By contrast, Republicans blocked 62 of Clinton's nominees. Clinton's
confirmation rate, according to the right-wing American Enterprise
Institute, was 87.9%.
The
Republicans, who were the majority party during much of Clinton's
tenure, did not need to resort to the filibuster. They simply
blocked the nominees in committee. Apparently the current Republican
mantra that the President's choices are entitled to an "up
or down" vote was not applicable then. Longtime Senate Judiciary
Chairman Orrin Hatch defended a Republican-led filibuster in 1994
by explaining the filibuster is "one of the few tools that
the minority has to protect itself and those the minority represents."

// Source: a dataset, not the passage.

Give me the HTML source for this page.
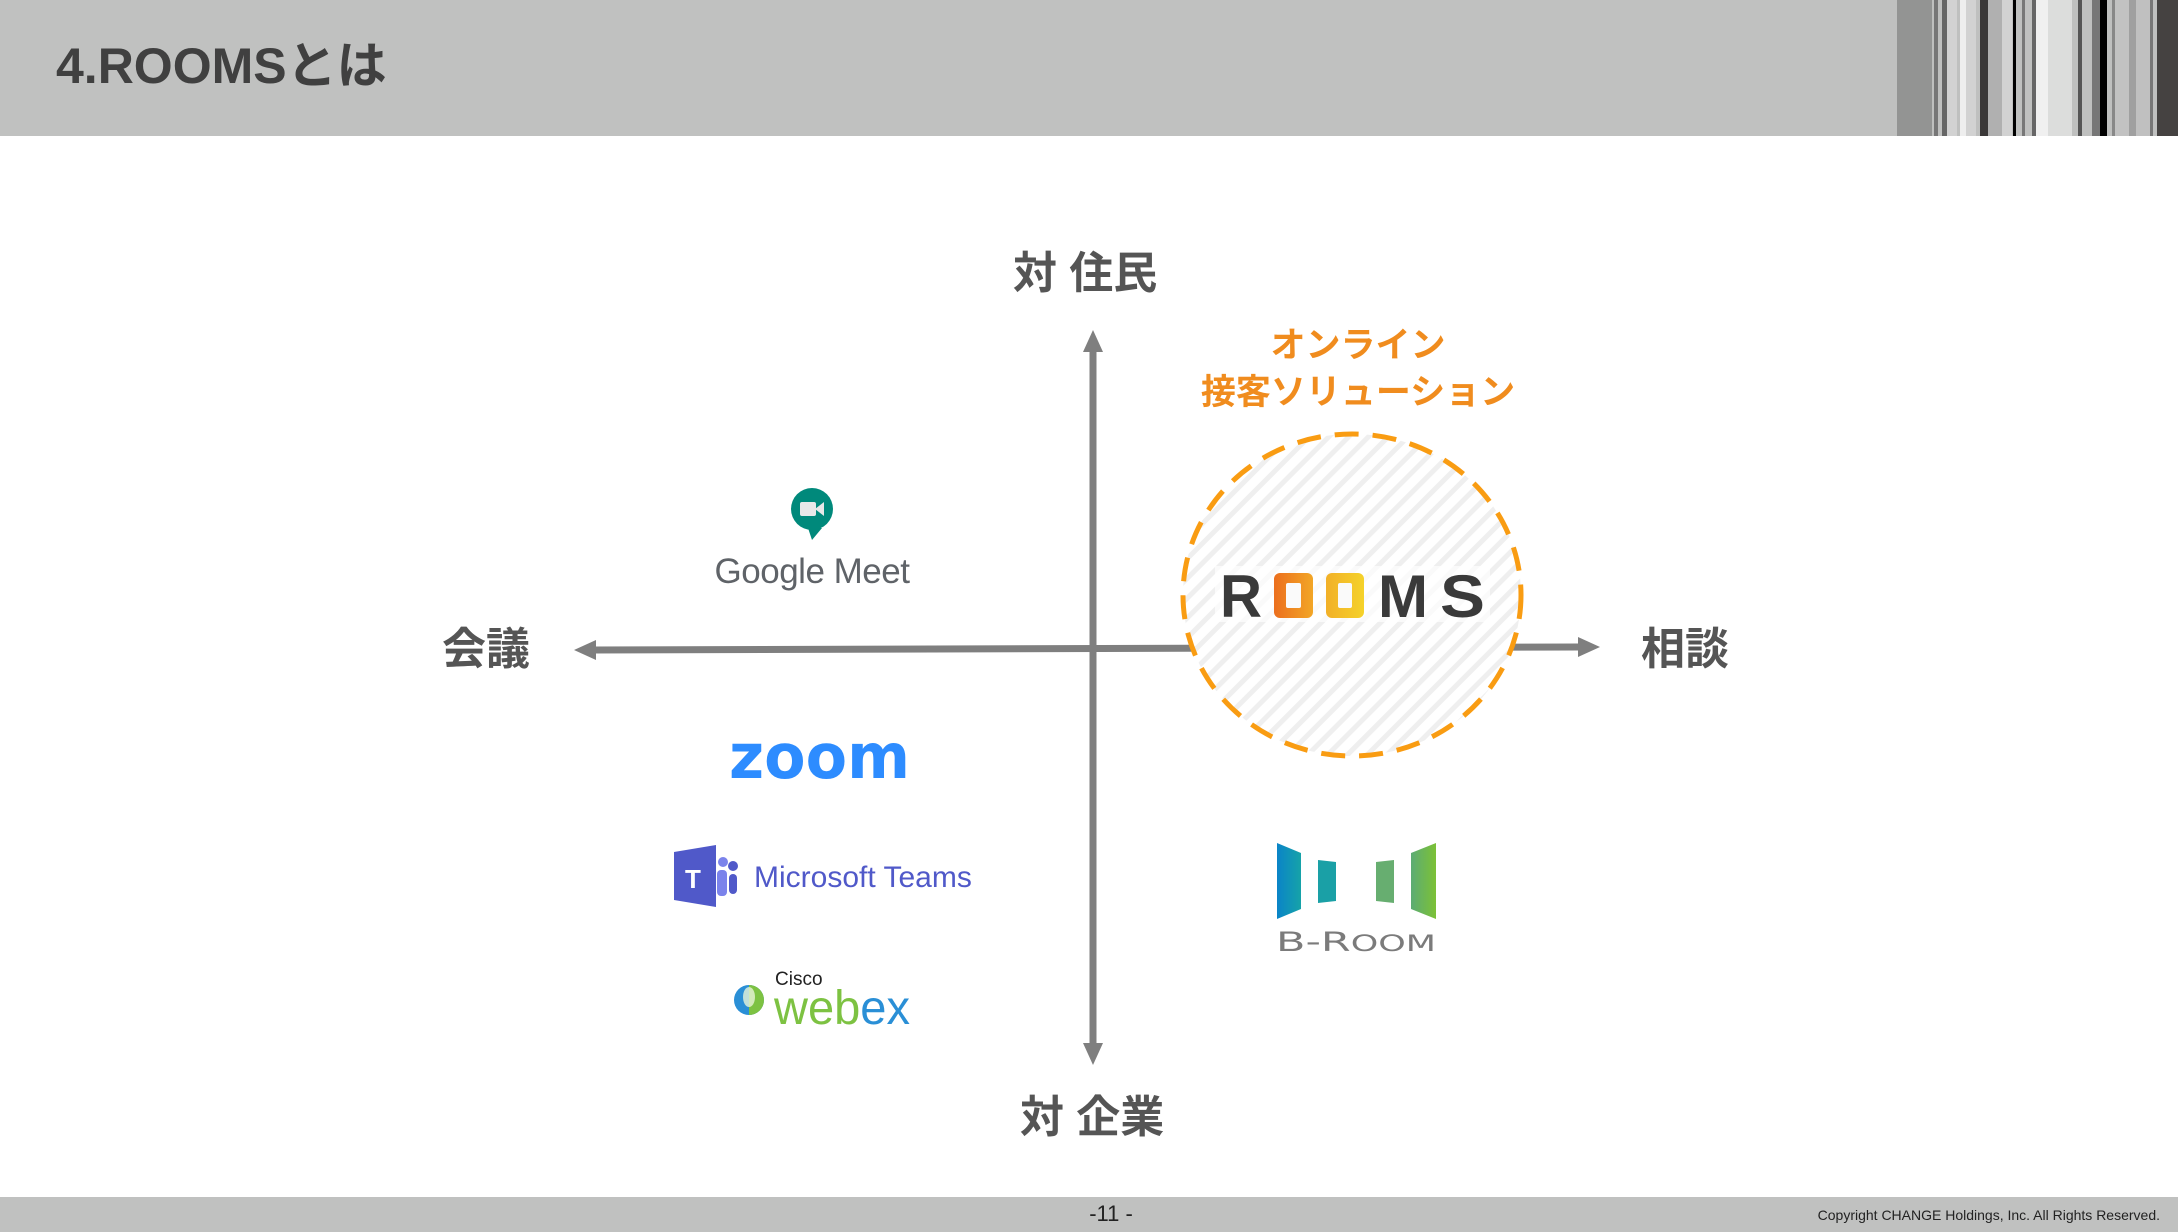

Frist himself joined a filibuster and voted against cloture on
the nomination of Judge Richard Paez in 2000.
Many
in the civil rights remember the filibuster as the favorite tool
of the Dixiecrats in preventing civil rights legislation in the
early 60's. National organizations were divided by the nomination
of Clarence Thomas to the Supreme Court. What is the difference
today? The bottom line is that all "left" and "right"
wing organizations are now clearly focused on the battle for the
ideological center of the Supreme Court.
With
rare exception, judicial nominees in the past were vetted by Bar
Associations and leading legal scholars. Apparently, these are
no longer the forums in which to determine judicial qualifications.
In recent weeks, Senator Frist took the fight to a convention
of the religious right; Pat Robertson declared that Jews and Muslims
should not serve in the Cabinet or on the Supreme Court and Vice-President
Cheney called for employing the nuclear option if Democrats do
not approve all of the President's nominees. The President initiated
this battle by deliberately renominating judges that had been
specifically rejected by the Senate. This is part of his administration's
very deliberate agenda to undo the legal gains of the last half
of the 20th century. The president has renominated, among others:
- Janice
Rogers Brown, who has indicated that Social Security is unconstitutional;
- William
Pryor, who called Roe v Wade the "worst abomination of
constituional law in our history;"
- William
Meyers, III, who compared federal laws protecting the environment
to the "tyranny" of King George III over the colonies.
- Prisicilla
Owen, who took campaign money from Enron and Halliburton and
then ruled in their favor.
The
Work Ahead
The
coalition and its national partners are dedicated to bring reason
back to the judicial process. We seek confirmation of nominees
who will defend decades of legal precedent and social justice
progress on civil rights, privacy and reproductive choice, religious
liberty, environmental protection, and worker and consumer safety.
And we seek to oppose nominees that would undo these protections
and elevate property rights above civil rights and impose the
passion of a religious following at the cost of undermining the
separation of Church and State and our Constitution.
For
detailed information about the status of each nomination, please
check the website of the Californians for Fair and Independent
Judges www.fairandindependentjudges.org
as well as www.independentjudiciary.org
(a project of Alliance for Justice); www.pfaw.org
(People for the American Way); and www.lccr.org (Leadership Conference
on Civil Rights.)
There
may have been a temporary "deal" to save the Senate,
but the fight to save the Supreme Court is just beginning!